— Begin —
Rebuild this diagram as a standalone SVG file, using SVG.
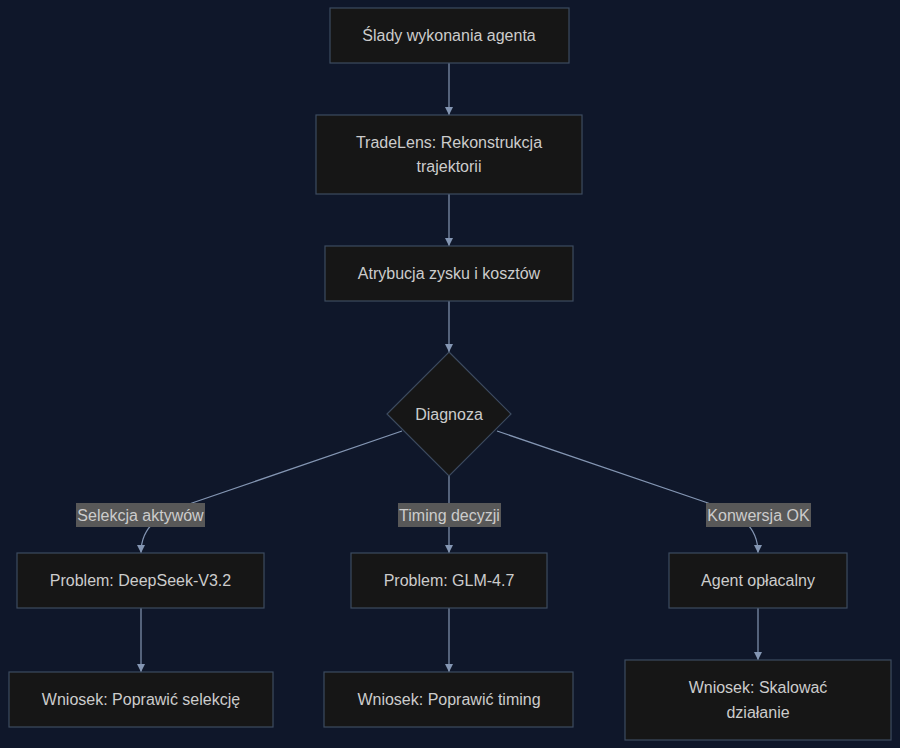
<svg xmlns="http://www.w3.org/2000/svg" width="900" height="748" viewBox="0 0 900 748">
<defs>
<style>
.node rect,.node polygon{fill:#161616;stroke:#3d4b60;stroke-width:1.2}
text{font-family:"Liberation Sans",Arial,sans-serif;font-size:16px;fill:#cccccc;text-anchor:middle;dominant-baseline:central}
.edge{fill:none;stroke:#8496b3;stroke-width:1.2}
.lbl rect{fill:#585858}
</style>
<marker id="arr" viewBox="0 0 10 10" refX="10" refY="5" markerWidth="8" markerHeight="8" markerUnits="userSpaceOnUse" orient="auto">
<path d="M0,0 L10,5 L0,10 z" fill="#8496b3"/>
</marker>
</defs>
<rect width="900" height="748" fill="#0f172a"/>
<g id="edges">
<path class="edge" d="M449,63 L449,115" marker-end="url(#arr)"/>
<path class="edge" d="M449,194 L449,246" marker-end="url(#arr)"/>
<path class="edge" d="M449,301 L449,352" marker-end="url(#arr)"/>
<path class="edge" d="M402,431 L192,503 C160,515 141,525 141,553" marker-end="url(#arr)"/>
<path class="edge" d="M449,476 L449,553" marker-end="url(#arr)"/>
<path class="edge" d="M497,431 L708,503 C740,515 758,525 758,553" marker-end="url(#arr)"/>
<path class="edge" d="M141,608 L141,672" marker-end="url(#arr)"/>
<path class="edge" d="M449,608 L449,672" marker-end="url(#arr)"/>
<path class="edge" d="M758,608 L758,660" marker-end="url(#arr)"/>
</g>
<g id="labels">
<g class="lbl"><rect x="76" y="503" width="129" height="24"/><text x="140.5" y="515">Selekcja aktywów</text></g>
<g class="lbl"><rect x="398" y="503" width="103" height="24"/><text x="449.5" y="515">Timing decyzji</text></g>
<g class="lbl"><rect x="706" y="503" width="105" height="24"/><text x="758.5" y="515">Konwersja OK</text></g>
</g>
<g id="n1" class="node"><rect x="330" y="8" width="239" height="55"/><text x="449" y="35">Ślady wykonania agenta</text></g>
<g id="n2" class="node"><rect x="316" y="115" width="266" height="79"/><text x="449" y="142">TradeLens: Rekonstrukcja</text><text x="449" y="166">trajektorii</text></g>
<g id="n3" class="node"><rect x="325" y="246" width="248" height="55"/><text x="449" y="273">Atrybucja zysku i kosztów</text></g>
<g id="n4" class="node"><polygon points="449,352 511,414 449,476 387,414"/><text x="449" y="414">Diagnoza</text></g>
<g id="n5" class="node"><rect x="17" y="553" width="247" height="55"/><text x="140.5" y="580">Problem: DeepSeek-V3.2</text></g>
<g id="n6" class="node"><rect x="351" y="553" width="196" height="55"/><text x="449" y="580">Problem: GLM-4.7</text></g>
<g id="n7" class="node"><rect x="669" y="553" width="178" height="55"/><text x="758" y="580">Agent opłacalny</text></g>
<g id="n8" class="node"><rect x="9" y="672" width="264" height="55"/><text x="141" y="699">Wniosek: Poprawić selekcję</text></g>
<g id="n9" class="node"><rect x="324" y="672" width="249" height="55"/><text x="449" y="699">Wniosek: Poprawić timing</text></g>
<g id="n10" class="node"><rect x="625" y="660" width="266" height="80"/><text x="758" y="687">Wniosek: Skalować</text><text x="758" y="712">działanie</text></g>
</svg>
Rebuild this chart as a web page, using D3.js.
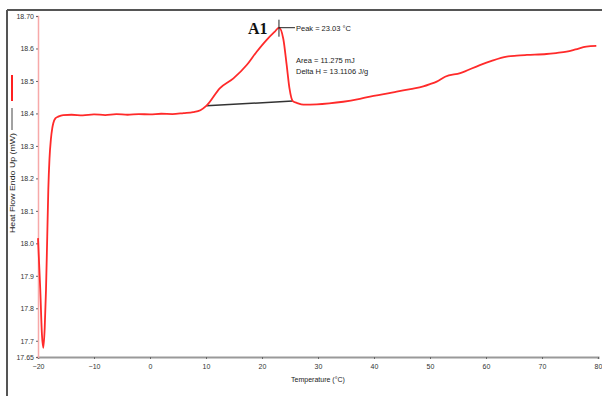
— End —
#### [Exercise aim]
Skipping the pictures, transcribe each line above exactly as it appears.

#### [Response below]
Rebuild this diagram as a standalone SVG file, using SVG.
<svg xmlns="http://www.w3.org/2000/svg" width="900" height="748" viewBox="0 0 900 748">
<defs>
<style>
.node rect,.node polygon{fill:#161616;stroke:#3d4b60;stroke-width:1.2}
text{font-family:"Liberation Sans",Arial,sans-serif;font-size:16px;fill:#cccccc;text-anchor:middle;dominant-baseline:central}
.edge{fill:none;stroke:#8496b3;stroke-width:1.2}
.lbl rect{fill:#585858}
</style>
<marker id="arr" viewBox="0 0 10 10" refX="10" refY="5" markerWidth="8" markerHeight="8" markerUnits="userSpaceOnUse" orient="auto">
<path d="M0,0 L10,5 L0,10 z" fill="#8496b3"/>
</marker>
</defs>
<rect width="900" height="748" fill="#0f172a"/>
<g id="edges">
<path class="edge" d="M449,63 L449,115" marker-end="url(#arr)"/>
<path class="edge" d="M449,194 L449,246" marker-end="url(#arr)"/>
<path class="edge" d="M449,301 L449,352" marker-end="url(#arr)"/>
<path class="edge" d="M402,431 L192,503 C160,515 141,525 141,553" marker-end="url(#arr)"/>
<path class="edge" d="M449,476 L449,553" marker-end="url(#arr)"/>
<path class="edge" d="M497,431 L708,503 C740,515 758,525 758,553" marker-end="url(#arr)"/>
<path class="edge" d="M141,608 L141,672" marker-end="url(#arr)"/>
<path class="edge" d="M449,608 L449,672" marker-end="url(#arr)"/>
<path class="edge" d="M758,608 L758,660" marker-end="url(#arr)"/>
</g>
<g id="labels">
<g class="lbl"><rect x="76" y="503" width="129" height="24"/><text x="140.5" y="515">Selekcja aktywów</text></g>
<g class="lbl"><rect x="398" y="503" width="103" height="24"/><text x="449.5" y="515">Timing decyzji</text></g>
<g class="lbl"><rect x="706" y="503" width="105" height="24"/><text x="758.5" y="515">Konwersja OK</text></g>
</g>
<g id="n1" class="node"><rect x="330" y="8" width="239" height="55"/><text x="449" y="35">Ślady wykonania agenta</text></g>
<g id="n2" class="node"><rect x="316" y="115" width="266" height="79"/><text x="449" y="142">TradeLens: Rekonstrukcja</text><text x="449" y="166">trajektorii</text></g>
<g id="n3" class="node"><rect x="325" y="246" width="248" height="55"/><text x="449" y="273">Atrybucja zysku i kosztów</text></g>
<g id="n4" class="node"><polygon points="449,352 511,414 449,476 387,414"/><text x="449" y="414">Diagnoza</text></g>
<g id="n5" class="node"><rect x="17" y="553" width="247" height="55"/><text x="140.5" y="580">Problem: DeepSeek-V3.2</text></g>
<g id="n6" class="node"><rect x="351" y="553" width="196" height="55"/><text x="449" y="580">Problem: GLM-4.7</text></g>
<g id="n7" class="node"><rect x="669" y="553" width="178" height="55"/><text x="758" y="580">Agent opłacalny</text></g>
<g id="n8" class="node"><rect x="9" y="672" width="264" height="55"/><text x="141" y="699">Wniosek: Poprawić selekcję</text></g>
<g id="n9" class="node"><rect x="324" y="672" width="249" height="55"/><text x="449" y="699">Wniosek: Poprawić timing</text></g>
<g id="n10" class="node"><rect x="625" y="660" width="266" height="80"/><text x="758" y="687">Wniosek: Skalować</text><text x="758" y="712">działanie</text></g>
</svg>
Rebuild this chart as a web page, using D3.js.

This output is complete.